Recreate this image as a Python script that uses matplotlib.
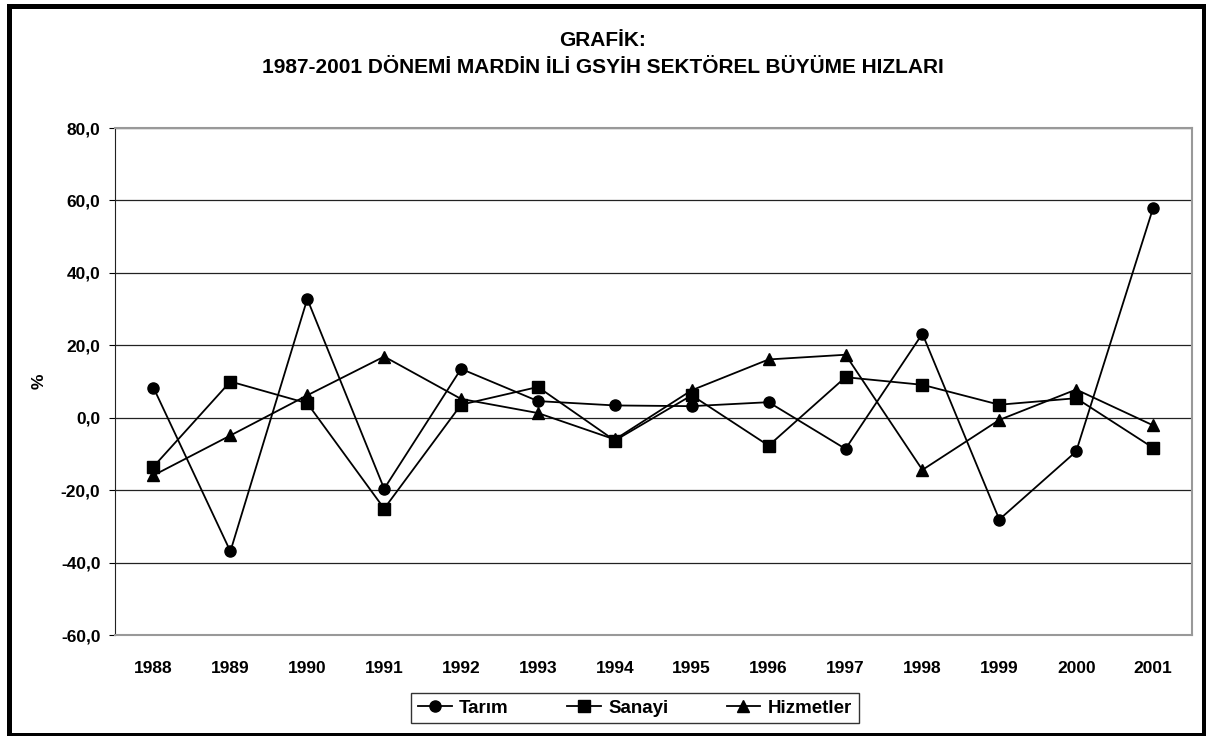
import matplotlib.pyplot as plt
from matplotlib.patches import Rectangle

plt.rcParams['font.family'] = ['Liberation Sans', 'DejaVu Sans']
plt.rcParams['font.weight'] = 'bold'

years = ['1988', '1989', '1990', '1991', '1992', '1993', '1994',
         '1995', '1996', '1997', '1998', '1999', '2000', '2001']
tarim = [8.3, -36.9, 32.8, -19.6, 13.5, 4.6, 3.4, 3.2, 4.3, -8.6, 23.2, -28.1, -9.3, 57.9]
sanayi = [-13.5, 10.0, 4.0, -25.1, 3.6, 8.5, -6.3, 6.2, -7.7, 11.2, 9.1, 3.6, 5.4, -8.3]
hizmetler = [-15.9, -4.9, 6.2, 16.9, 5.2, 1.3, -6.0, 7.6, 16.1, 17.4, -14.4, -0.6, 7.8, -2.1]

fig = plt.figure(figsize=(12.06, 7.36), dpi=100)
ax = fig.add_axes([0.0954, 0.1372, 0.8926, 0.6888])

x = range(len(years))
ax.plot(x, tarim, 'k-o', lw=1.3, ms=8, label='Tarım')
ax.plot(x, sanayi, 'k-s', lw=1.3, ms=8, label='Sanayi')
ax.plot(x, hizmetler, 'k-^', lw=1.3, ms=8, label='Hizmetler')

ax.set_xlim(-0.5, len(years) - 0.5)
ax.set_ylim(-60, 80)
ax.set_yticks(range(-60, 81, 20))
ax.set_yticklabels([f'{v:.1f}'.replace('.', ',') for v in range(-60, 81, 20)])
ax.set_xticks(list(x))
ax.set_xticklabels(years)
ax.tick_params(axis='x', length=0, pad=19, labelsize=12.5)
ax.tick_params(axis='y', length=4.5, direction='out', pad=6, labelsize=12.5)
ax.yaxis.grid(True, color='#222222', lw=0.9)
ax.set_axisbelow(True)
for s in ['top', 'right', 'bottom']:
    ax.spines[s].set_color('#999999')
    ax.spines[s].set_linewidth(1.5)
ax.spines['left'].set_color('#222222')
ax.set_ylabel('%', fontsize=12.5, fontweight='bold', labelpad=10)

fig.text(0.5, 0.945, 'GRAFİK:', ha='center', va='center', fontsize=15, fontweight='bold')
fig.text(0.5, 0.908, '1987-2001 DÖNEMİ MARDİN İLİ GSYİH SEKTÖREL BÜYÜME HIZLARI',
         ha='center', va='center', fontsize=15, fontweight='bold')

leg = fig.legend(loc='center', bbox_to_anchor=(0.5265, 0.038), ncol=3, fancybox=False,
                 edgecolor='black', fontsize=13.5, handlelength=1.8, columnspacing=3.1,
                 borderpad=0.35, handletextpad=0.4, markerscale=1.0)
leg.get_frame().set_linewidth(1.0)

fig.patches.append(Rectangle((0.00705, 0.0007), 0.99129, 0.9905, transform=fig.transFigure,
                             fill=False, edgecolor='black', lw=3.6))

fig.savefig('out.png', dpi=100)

•••••

**EXERCISE:**
Print the listing above in full, exactly as written. Omit any pictures.

**EXPECTED ANSWER:**
Recreate this image as a Python script that uses matplotlib.
import matplotlib.pyplot as plt
from matplotlib.patches import Rectangle

plt.rcParams['font.family'] = ['Liberation Sans', 'DejaVu Sans']
plt.rcParams['font.weight'] = 'bold'

years = ['1988', '1989', '1990', '1991', '1992', '1993', '1994',
         '1995', '1996', '1997', '1998', '1999', '2000', '2001']
tarim = [8.3, -36.9, 32.8, -19.6, 13.5, 4.6, 3.4, 3.2, 4.3, -8.6, 23.2, -28.1, -9.3, 57.9]
sanayi = [-13.5, 10.0, 4.0, -25.1, 3.6, 8.5, -6.3, 6.2, -7.7, 11.2, 9.1, 3.6, 5.4, -8.3]
hizmetler = [-15.9, -4.9, 6.2, 16.9, 5.2, 1.3, -6.0, 7.6, 16.1, 17.4, -14.4, -0.6, 7.8, -2.1]

fig = plt.figure(figsize=(12.06, 7.36), dpi=100)
ax = fig.add_axes([0.0954, 0.1372, 0.8926, 0.6888])

x = range(len(years))
ax.plot(x, tarim, 'k-o', lw=1.3, ms=8, label='Tarım')
ax.plot(x, sanayi, 'k-s', lw=1.3, ms=8, label='Sanayi')
ax.plot(x, hizmetler, 'k-^', lw=1.3, ms=8, label='Hizmetler')

ax.set_xlim(-0.5, len(years) - 0.5)
ax.set_ylim(-60, 80)
ax.set_yticks(range(-60, 81, 20))
ax.set_yticklabels([f'{v:.1f}'.replace('.', ',') for v in range(-60, 81, 20)])
ax.set_xticks(list(x))
ax.set_xticklabels(years)
ax.tick_params(axis='x', length=0, pad=19, labelsize=12.5)
ax.tick_params(axis='y', length=4.5, direction='out', pad=6, labelsize=12.5)
ax.yaxis.grid(True, color='#222222', lw=0.9)
ax.set_axisbelow(True)
for s in ['top', 'right', 'bottom']:
    ax.spines[s].set_color('#999999')
    ax.spines[s].set_linewidth(1.5)
ax.spines['left'].set_color('#222222')
ax.set_ylabel('%', fontsize=12.5, fontweight='bold', labelpad=10)

fig.text(0.5, 0.945, 'GRAFİK:', ha='center', va='center', fontsize=15, fontweight='bold')
fig.text(0.5, 0.908, '1987-2001 DÖNEMİ MARDİN İLİ GSYİH SEKTÖREL BÜYÜME HIZLARI',
         ha='center', va='center', fontsize=15, fontweight='bold')

leg = fig.legend(loc='center', bbox_to_anchor=(0.5265, 0.038), ncol=3, fancybox=False,
                 edgecolor='black', fontsize=13.5, handlelength=1.8, columnspacing=3.1,
                 borderpad=0.35, handletextpad=0.4, markerscale=1.0)
leg.get_frame().set_linewidth(1.0)

fig.patches.append(Rectangle((0.00705, 0.0007), 0.99129, 0.9905, transform=fig.transFigure,
                             fill=False, edgecolor='black', lw=3.6))

fig.savefig('out.png', dpi=100)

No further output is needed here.